Additional constraints:

  • k.shape == q.shape

  • g.shape == v.shape

  • beta.shape == v.shape[:3]

  • Hv must be divisible by Hqk

  • the last dimension of every tensor passed to the kernel must be contiguous

State tensors

  • initial_state is optional

  • final_state is optional unless output_final_state=True

  • state shape: [num_seqs, Hv, 128, 128]

  • state dtype: same as value dtype or torch.float32

  • if both initial_state and final_state are provided, their dtypes must match

Gate parameters

When gate parameters are enabled:

  • A_log and dt_bias must be provided together

  • A_log shape: [Hv]

  • dt_bias shape: [Hv, 128]

  • lower_bound defaults to -5.0

Outputs

  • default return: output

  • if output_final_state=True: returns (output, final_state)

API reference

mate.kda.chunk_kda(q: torch.Tensor, k: torch.Tensor, v: torch.Tensor, g: torch.Tensor, beta: torch.Tensor, scale: float | None = None, initial_state: torch.Tensor | None = None, output_final_state: bool = False, cu_seqlens: torch.Tensor | None = None, A_log: torch.Tensor | None = None, dt_bias: torch.Tensor | None = None, lower_bound: float = -5.0, use_qk_l2norm_in_kernel: bool = True, output: torch.Tensor | None = None, final_state: torch.Tensor | None = None) torch.Tensor | Tuple[torch.Tensor, torch.Tensor][source]

Run the fused chunk KDA kernel.

Parameters:
  • q – Query tensor with shape [B, T, Hqk, 128] for dense mode or [S, Hqk, 128] / [1, S, Hqk, 128] for varlen mode.

  • k – Key tensor with the same shape and dtype as q.

  • v – Value tensor with shape [B, T, Hv, 128] or varlen equivalent.

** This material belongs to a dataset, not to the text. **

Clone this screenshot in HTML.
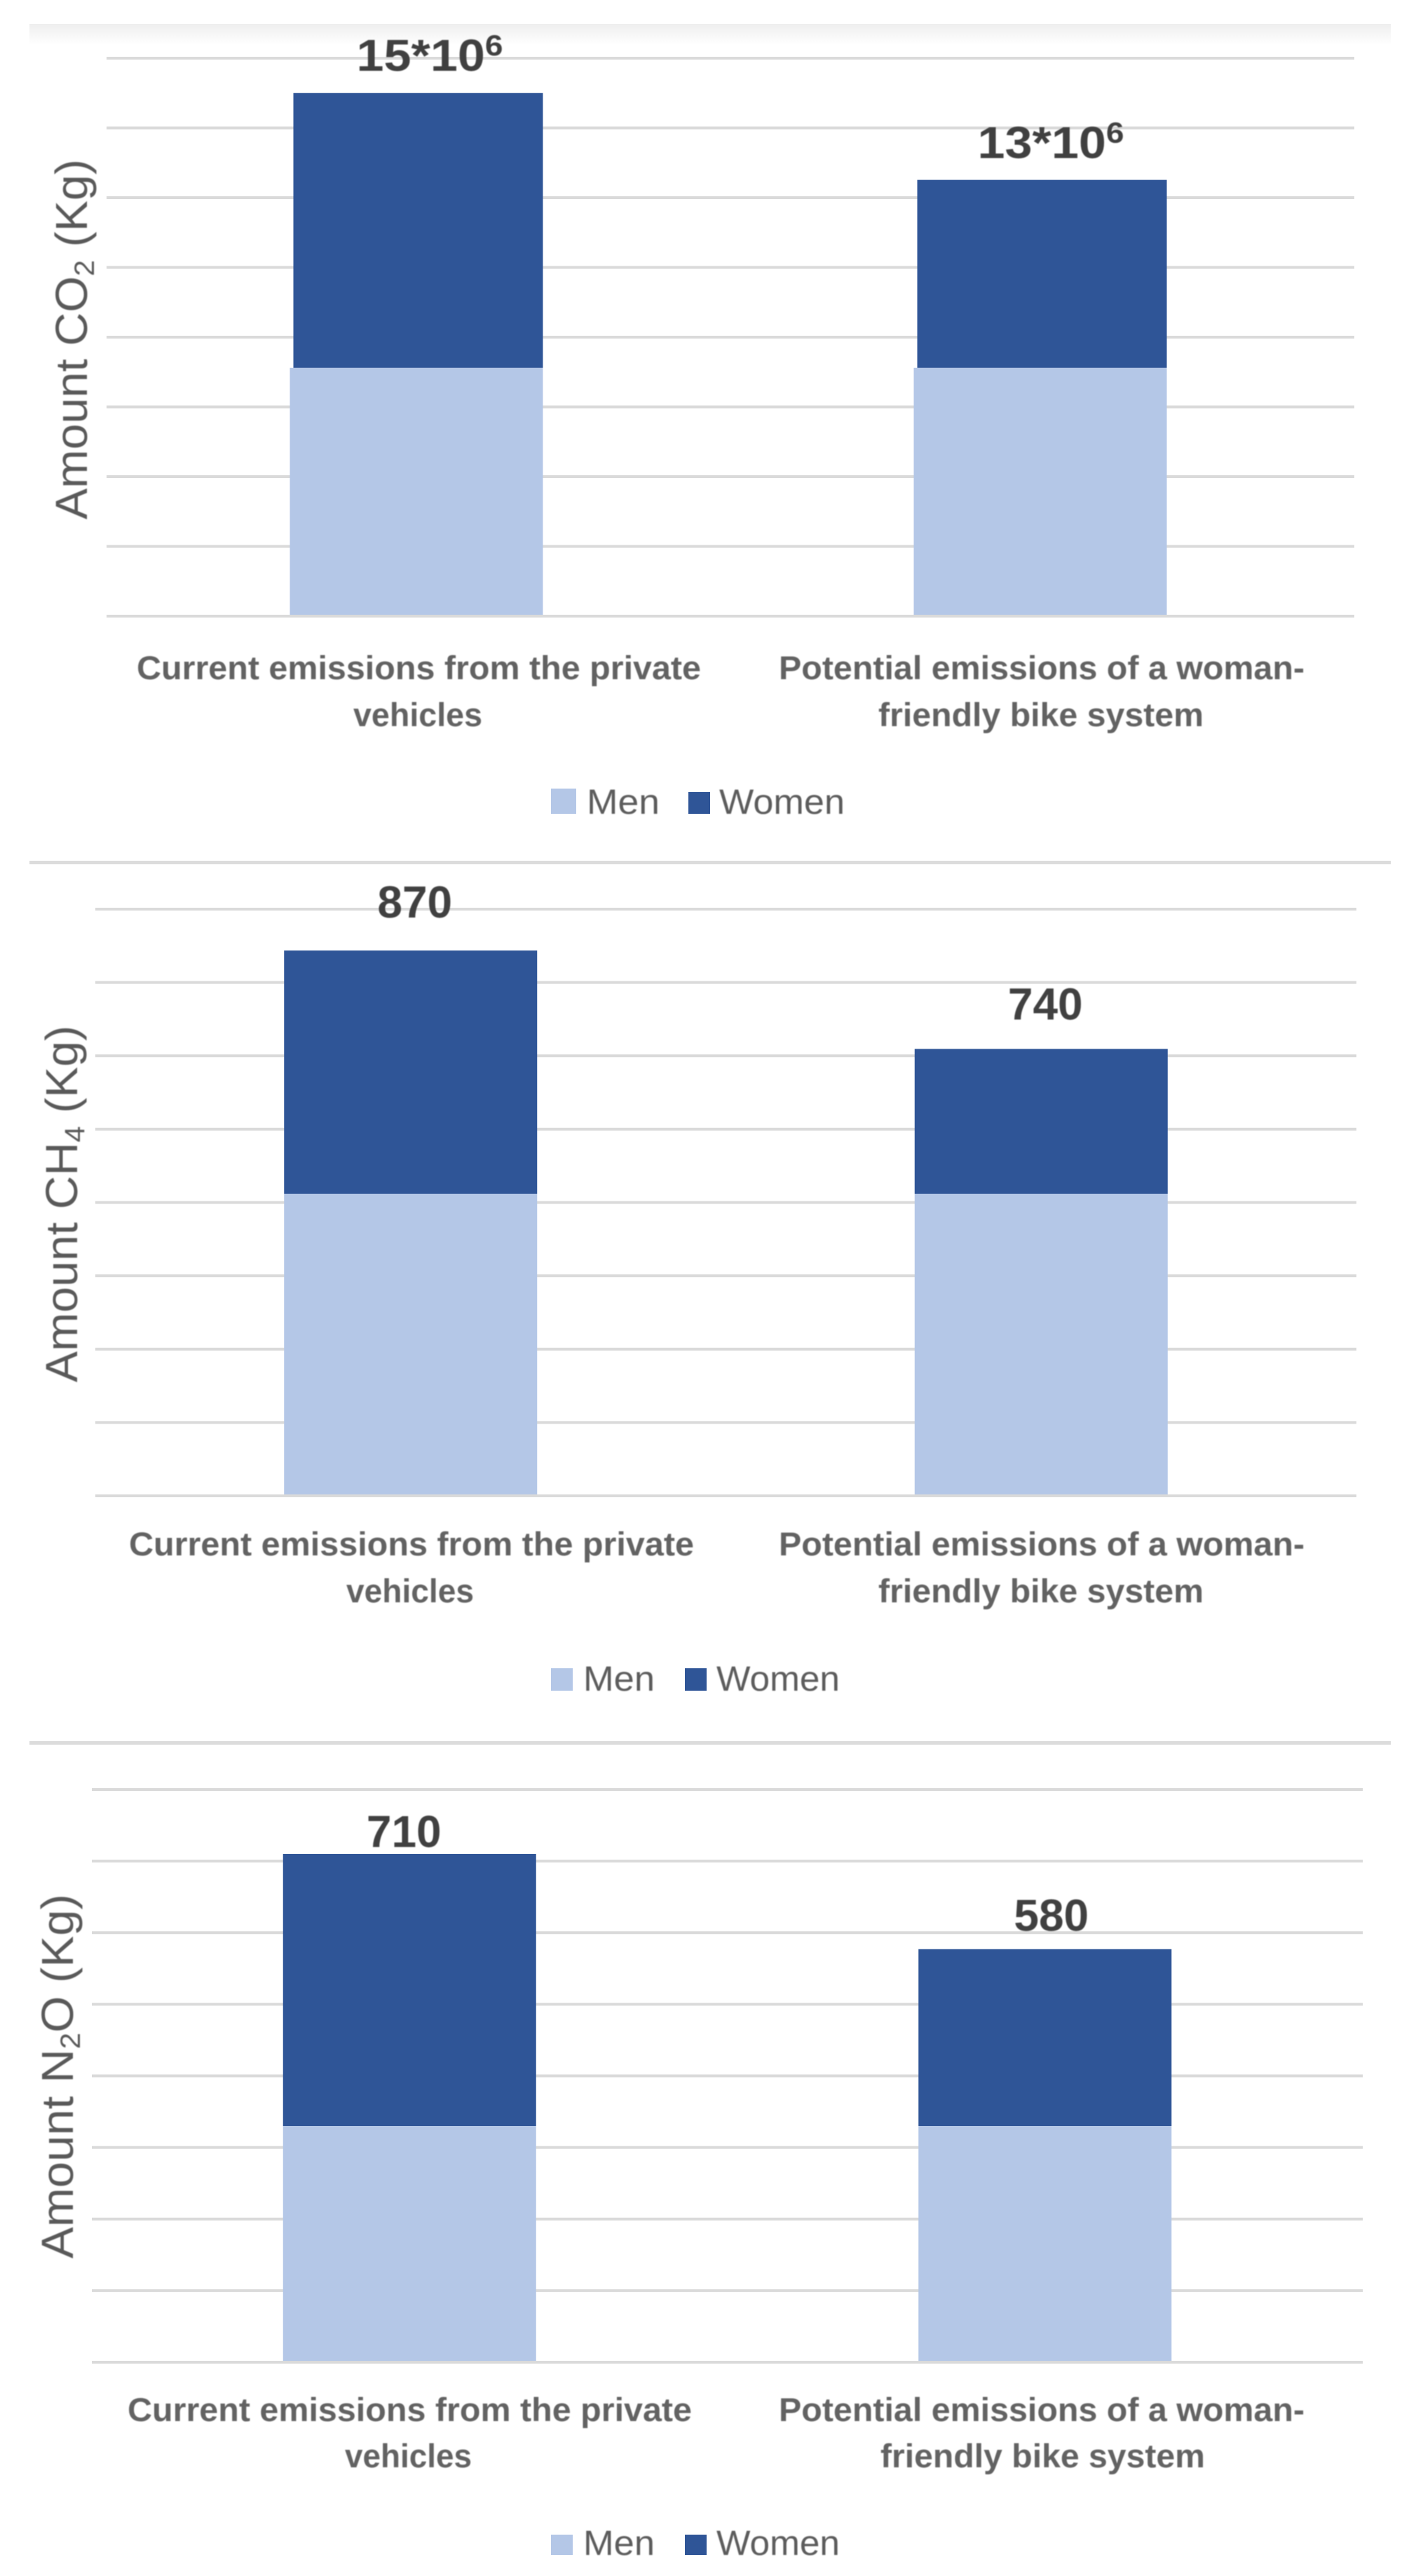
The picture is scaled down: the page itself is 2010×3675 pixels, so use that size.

  • g – Gate input tensor with the same shape as v.

  • beta – Beta logits tensor with shape [B, T, Hv] or varlen equivalent.

  • scale – Optional QK scaling factor. Defaults to 128**-0.5.

  • initial_state – Optional recurrent state tensor.

  • output_final_state – Whether to return the final recurrent state.

  • cu_seqlens – Optional cumulative sequence lengths for varlen mode.

  • A_log – Optional per-head gate parameter tensor.

  • dt_bias – Optional per-head, per-channel gate bias tensor.

  • lower_bound – Gate lower bound used when gate parameters A_log and dt_bias are enabled. Defaults to -5.0.

  • use_qk_l2norm_in_kernel – Whether to normalize Q/K in the kernel.

  • output – Optional preallocated output tensor.

  • final_state – Optional preallocated final-state tensor.